At 12:23 AM 1/13/01 -0500, dmolnar wrote:
On Fri, 12 Jan 2001, David Honig wrote:
(Thinking out loud) Maybe the actions require access to a distributed N-of-M database? How do you prevent someone from reusing the reconstructed database? Or uncooperatives refusing to update their slice of the DB?
One way to address this problem is to use secret sharing. Everyone gets a share. Only a certain threshold need to cooperate to reconstruct. Everyone's secret counts the same, so in order to deny service you need to have fewer than threshold non-cooperatives.

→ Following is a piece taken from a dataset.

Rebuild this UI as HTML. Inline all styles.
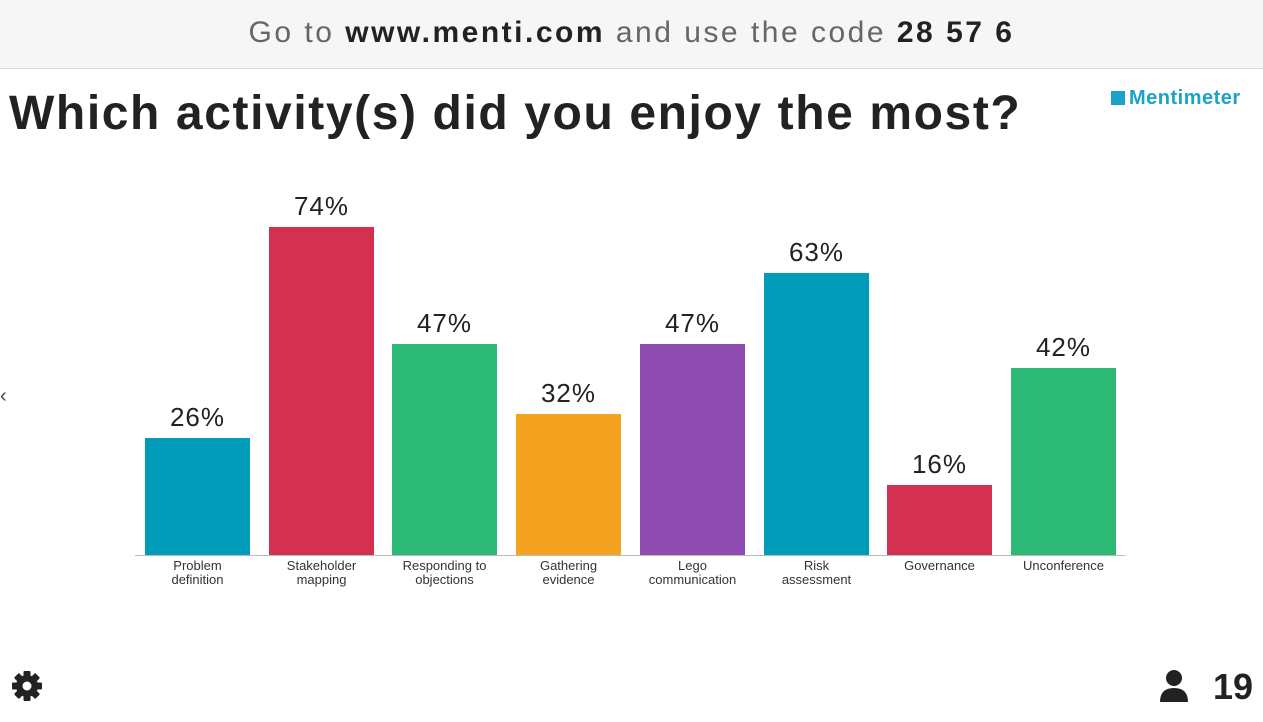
<!DOCTYPE html>
<html><head><style>
body{margin:0;width:1263px;height:722px;background:#fff;font-family:"Liberation Sans",sans-serif;position:relative;overflow:hidden;color:#222}
.hdr{position:absolute;left:0;top:0;width:1263px;height:68px;background:#f6f6f6;border-bottom:1px solid #d8d8d8;text-align:center;line-height:66px;font-size:30px;color:#666;letter-spacing:2.5px}
.hdr b{color:#222}
.title{position:absolute;left:9px;top:86px;font-size:48px;font-weight:bold;color:#222;white-space:nowrap;letter-spacing:1.6px}
.logo{position:absolute;left:1111px;top:87px;color:#1aa3c9;font-size:20px;font-weight:bold;letter-spacing:0.5px}
.logo span{display:inline-block;width:14px;height:14px;background:#1aa3c9;margin-right:4px;vertical-align:-1px}
.bar{position:absolute;width:105px}
.val{position:absolute;width:105px;text-align:center;font-size:26px;color:#222;letter-spacing:1px}
.lab{position:absolute;width:123px;text-align:center;font-size:13px;line-height:14px;color:#333;top:559px}
.axis{position:absolute;left:135px;top:555px;width:990px;height:1px;background:#bbb}
</style></head><body>
<div class="hdr">Go to <b>www.menti.com</b> and use the code <b>28 57 6</b></div>
<div class="title">Which activity(s) did you enjoy the most?</div>
<div class="logo"><span></span>Mentimeter</div>
<div style="position:absolute;left:0;top:385px;font-size:20px;color:#444">‹</div>

<div class="bar" style="left:145px;top:438px;height:117px;background:#009cb9"></div>
<div class="bar" style="left:269px;top:227px;height:328px;background:#d3314f"></div>
<div class="bar" style="left:392px;top:344px;height:211px;background:#2cb976"></div>
<div class="bar" style="left:516px;top:414px;height:141px;background:#f4a321"></div>
<div class="bar" style="left:640px;top:344px;height:211px;background:#8e4cb0"></div>
<div class="bar" style="left:764px;top:273px;height:282px;background:#009cb9"></div>
<div class="bar" style="left:887px;top:485px;height:70px;background:#d3314f"></div>
<div class="bar" style="left:1011px;top:368px;height:187px;background:#2cb976"></div>

<div class="val" style="left:145px;top:402px">26%</div>
<div class="val" style="left:269px;top:191px">74%</div>
<div class="val" style="left:392px;top:308px">47%</div>
<div class="val" style="left:516px;top:378px">32%</div>
<div class="val" style="left:640px;top:308px">47%</div>
<div class="val" style="left:764px;top:237px">63%</div>
<div class="val" style="left:887px;top:449px">16%</div>
<div class="val" style="left:1011px;top:332px">42%</div>

<div class="axis"></div>
<div class="lab" style="left:136px">Problem<br>definition</div>
<div class="lab" style="left:260px">Stakeholder<br>mapping</div>
<div class="lab" style="left:383px">Responding to<br>objections</div>
<div class="lab" style="left:507px">Gathering<br>evidence</div>
<div class="lab" style="left:631px">Lego<br>communication</div>
<div class="lab" style="left:755px">Risk<br>assessment</div>
<div class="lab" style="left:878px">Governance</div>
<div class="lab" style="left:1002px">Unconference</div>

<svg style="position:absolute;left:11px;top:670px" width="32" height="32" viewBox="0 0 32 32">
<g fill="#222" transform="translate(16,16)">
<circle r="11"/>
<rect x="-3.5" y="-15" width="7" height="30" rx="1"/>
<rect x="-3.5" y="-15" width="7" height="30" rx="1" transform="rotate(45)"/>
<rect x="-3.5" y="-15" width="7" height="30" rx="1" transform="rotate(90)"/>
<rect x="-3.5" y="-15" width="7" height="30" rx="1" transform="rotate(135)"/>
<circle r="4.5" fill="#fff"/></g></svg>
<svg style="position:absolute;left:1158px;top:669px" width="32" height="34" viewBox="0 0 32 34">
<circle cx="16" cy="9" r="8" fill="#222"/>
<path d="M2 33 Q2 19 16 19 Q30 19 30 33 Z" fill="#222"/></svg>
<div style="position:absolute;left:1213px;top:666px;font-size:36px;font-weight:bold;color:#222">19</div>
</body></html>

You never reconstruct the database in one place. Instead, you figure out a clever way to do a distributed query on the database shares, such that at the end of the protocol, out pops the result. There are plausibility results due to Ben-Or, Goldwasser, Goldreich, Wigderson, and others about this under the name "secure multiparty computation." Briefly, if you can express a boolean F function with n inputs, then n parties can get together and evaluate F(x1,x2,...,xn) such that
* everyone learns the output * no one learns anything about an xi not their own
Suppose the action to be voted on is an update of the distributed DB [1]. How do you enforce an *update* on the shares? Wouldn't that require the cooperation of all shareholders? I would think that enough noncooperative shareholders could fork off their own group, diverging from the point where they didn't update their shares. [1] For instance, the DB could be the list of members, the action could be to add or drop a member. Also, some group actions might compromise the DB itself, and so it seems to me that you'd often need a trusted server which accepts votes on its actions. Though I realize this implies a central point of attack/control (the Napster problem).